New rules required boxers to retire to a neutral corner before the referee started his 10-second count. But Dempsey liked to loom over fallen opponents, waiting to pummel them if they showed signs of life. That’s what he did now, and long seconds ticked by before Dempsey stormed back to his corner. By then, Tunney had regained his senses. Staggering to his feet on the ninth second of the ten-count, he came back to beat Dempsey again.
There’s a lesson there for activists who are, if anything, less willing than Dempsey to go to a neutral corner and await the judges’ decision. Stung by the upset victory of Proposition 8, they came out swinging, ﬁling no less than six lawsuits to have the ballot results nulliﬁed. They attacked their foes outside the courtroom, too.
By doing so, they’ve put themselves and their cause down for the count in the eyes of a growing number of their fellow citizens. As stories spread of vicious persecution, you can almost hear people counting oﬀ reasons to look twice at those who’ve wrapped their cause in the gauze of “tolerance”:
“One!” – Blacklisting. After obtaining a list of those who donated to Proposition 8’s defense, the activists have used it to intimidate, ostracize, and bully individual citizens and business owners, closing down some establishments while pressuring employers to ﬁre workers who exercised their right to support the proposition.
“Two!” – Denigrating Christians and the Bible. Editor Jon Meacham defended an error-ridden Newsweek cover story on “The Religious Case for Gay Marriage” by attacking the Bible, saying that “to argue that something is so because it is in the Bible is more than intellectually bankrupt—it is unserious, and unworthy of the great Judeo-Christian tradition.” (In other words, taking the Bible seriously is a disgrace to those who take the Bible seriously .)
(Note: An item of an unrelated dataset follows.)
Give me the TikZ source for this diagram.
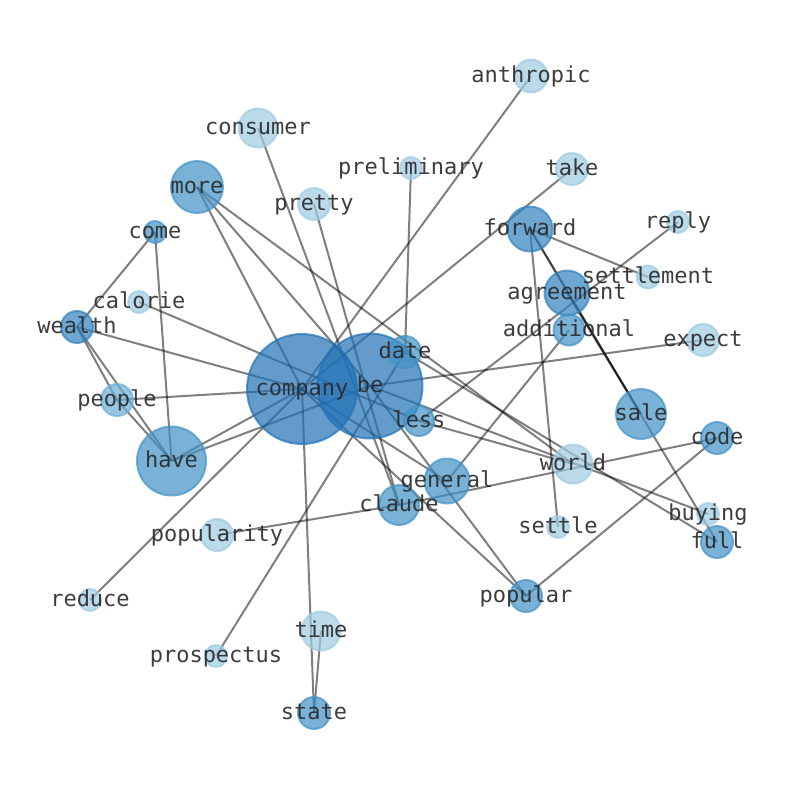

“Three!” – Church attacks. Across the country, congregations and church buildings have been picketed, mobbed, invaded, damaged, and desecrated, while church members have been verbally and physically assaulted.
“Four!” – Mock germ warfare. Church leaders have received threatening letters in envelopes containing an unidentiﬁed powder.
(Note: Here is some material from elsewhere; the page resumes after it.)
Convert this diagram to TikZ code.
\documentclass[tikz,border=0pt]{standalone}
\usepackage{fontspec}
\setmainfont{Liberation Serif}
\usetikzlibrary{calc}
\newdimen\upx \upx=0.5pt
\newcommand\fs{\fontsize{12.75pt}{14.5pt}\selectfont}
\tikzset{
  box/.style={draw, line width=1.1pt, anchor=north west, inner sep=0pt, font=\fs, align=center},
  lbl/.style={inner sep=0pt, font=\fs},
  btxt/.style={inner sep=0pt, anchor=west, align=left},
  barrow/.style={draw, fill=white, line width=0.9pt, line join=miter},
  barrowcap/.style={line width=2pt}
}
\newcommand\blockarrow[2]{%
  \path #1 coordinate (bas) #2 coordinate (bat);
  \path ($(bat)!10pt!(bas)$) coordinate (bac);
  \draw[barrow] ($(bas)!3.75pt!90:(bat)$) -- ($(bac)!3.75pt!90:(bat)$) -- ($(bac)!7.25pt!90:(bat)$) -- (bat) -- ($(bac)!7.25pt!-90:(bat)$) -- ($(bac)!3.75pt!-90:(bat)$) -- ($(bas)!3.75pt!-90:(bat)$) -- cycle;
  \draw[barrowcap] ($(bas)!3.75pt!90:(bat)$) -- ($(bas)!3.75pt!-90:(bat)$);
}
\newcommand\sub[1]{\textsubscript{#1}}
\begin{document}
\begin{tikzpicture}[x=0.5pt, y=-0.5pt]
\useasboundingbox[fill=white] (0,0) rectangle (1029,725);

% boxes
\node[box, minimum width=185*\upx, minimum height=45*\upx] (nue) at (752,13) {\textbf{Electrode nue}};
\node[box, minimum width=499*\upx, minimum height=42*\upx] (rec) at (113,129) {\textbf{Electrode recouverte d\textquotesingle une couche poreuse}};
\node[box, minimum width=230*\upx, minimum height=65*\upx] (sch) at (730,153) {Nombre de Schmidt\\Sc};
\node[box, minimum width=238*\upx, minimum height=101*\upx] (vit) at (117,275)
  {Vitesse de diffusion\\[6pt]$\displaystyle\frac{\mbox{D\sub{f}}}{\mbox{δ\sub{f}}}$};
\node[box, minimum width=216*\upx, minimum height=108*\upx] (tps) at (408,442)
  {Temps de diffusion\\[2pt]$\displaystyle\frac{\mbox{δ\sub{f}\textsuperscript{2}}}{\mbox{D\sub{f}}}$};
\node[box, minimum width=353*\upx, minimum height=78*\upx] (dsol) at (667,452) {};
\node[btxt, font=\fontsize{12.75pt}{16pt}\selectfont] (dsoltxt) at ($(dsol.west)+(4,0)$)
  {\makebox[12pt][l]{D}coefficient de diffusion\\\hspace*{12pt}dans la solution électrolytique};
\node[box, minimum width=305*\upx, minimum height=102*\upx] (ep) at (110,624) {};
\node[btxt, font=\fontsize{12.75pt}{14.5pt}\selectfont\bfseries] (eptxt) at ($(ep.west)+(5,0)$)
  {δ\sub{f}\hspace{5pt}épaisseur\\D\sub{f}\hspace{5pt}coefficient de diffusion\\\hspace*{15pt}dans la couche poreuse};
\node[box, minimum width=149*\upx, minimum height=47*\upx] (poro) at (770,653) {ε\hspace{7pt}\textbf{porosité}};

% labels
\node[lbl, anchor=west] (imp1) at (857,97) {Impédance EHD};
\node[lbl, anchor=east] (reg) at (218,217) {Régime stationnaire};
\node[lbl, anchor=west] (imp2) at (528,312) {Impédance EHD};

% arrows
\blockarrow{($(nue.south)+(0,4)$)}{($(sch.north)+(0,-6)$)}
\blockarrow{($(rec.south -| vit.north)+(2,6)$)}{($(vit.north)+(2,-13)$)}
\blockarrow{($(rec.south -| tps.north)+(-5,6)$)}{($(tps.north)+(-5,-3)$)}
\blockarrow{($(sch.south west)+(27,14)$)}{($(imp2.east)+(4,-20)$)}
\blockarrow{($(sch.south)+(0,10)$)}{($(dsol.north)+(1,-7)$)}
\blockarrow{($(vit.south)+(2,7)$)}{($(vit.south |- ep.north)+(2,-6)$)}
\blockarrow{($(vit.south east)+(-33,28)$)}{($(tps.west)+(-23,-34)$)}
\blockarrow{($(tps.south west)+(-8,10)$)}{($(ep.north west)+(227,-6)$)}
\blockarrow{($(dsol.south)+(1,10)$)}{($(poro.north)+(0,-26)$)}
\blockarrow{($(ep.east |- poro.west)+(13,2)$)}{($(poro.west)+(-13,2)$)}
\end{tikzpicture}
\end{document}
“Five!” – Attacks on the elderly. In Palm Springs, California, protesters yanked a cross out of the hands of an elderly woman and stomped on it. In nearby Carlsbad, a man assaulted an elderly couple who put up signs in their yard supporting Proposition 8.
“Six!” – Racist attacks and insinuations. In Los Angeles, African-Americans (who supported Proposition 8 in large numbers) have been threatened with violence and accosted with racial slurs – from wealthy Brentwood to the inner-city. Even some who picketed against the proposition verbally assaulted by other same-sex activists.
"Stung by the upset victory of Proposition 8, they came out swinging, ﬁling no less than six lawsuits to have the ballot results nulliﬁed."
“Seven!” – Co-opting the Civil Rights movement. These same activists have tried to paint their campaign as the philosophical parallel to what African-Americans endured half a century ago - as if securing public enthusiasm for their sexual behavior was somehow the moral equivalent of winning voting rights and equal access to public facilities for a minority whose race is immutable.
“Eight!” – Indoctrinating children. Those pressing the same-sex agenda continue to focus on brainwashing the next generation of children. They’re using health classes, assemblies, ﬁeld trips, and other venues away from parents to convince children as young as kindergarteners that same-sex “marriage” is as morally valid and laudable as real marriage.
“Nine!” – Despising democracy. Unwilling to accept the voters’ verdict on Proposition 8, supporters of same-sex “marriage” are determined to do an end-run on the ballot box, accomplishing their objectives by enlisting activist judges to overrule election results.
“Ten!” – Silence. The conspicuous lack of criticism these vicious assaults have received from the leaders of the homosexual political movement speaks volumes about their profound contempt for the most basic freedoms of the very citizens whose endorsement they demand.
That’s a full count – but the ﬁght goes on, even as the judges of California’s Supreme Court prepare to announce their ruling any day now. Awaiting their decision is a growing crowd of Americans who have repeatedly shown that they will go to the mat to protect marriage between one man and one woman – but with ballot in hand, not a ﬁst in the air.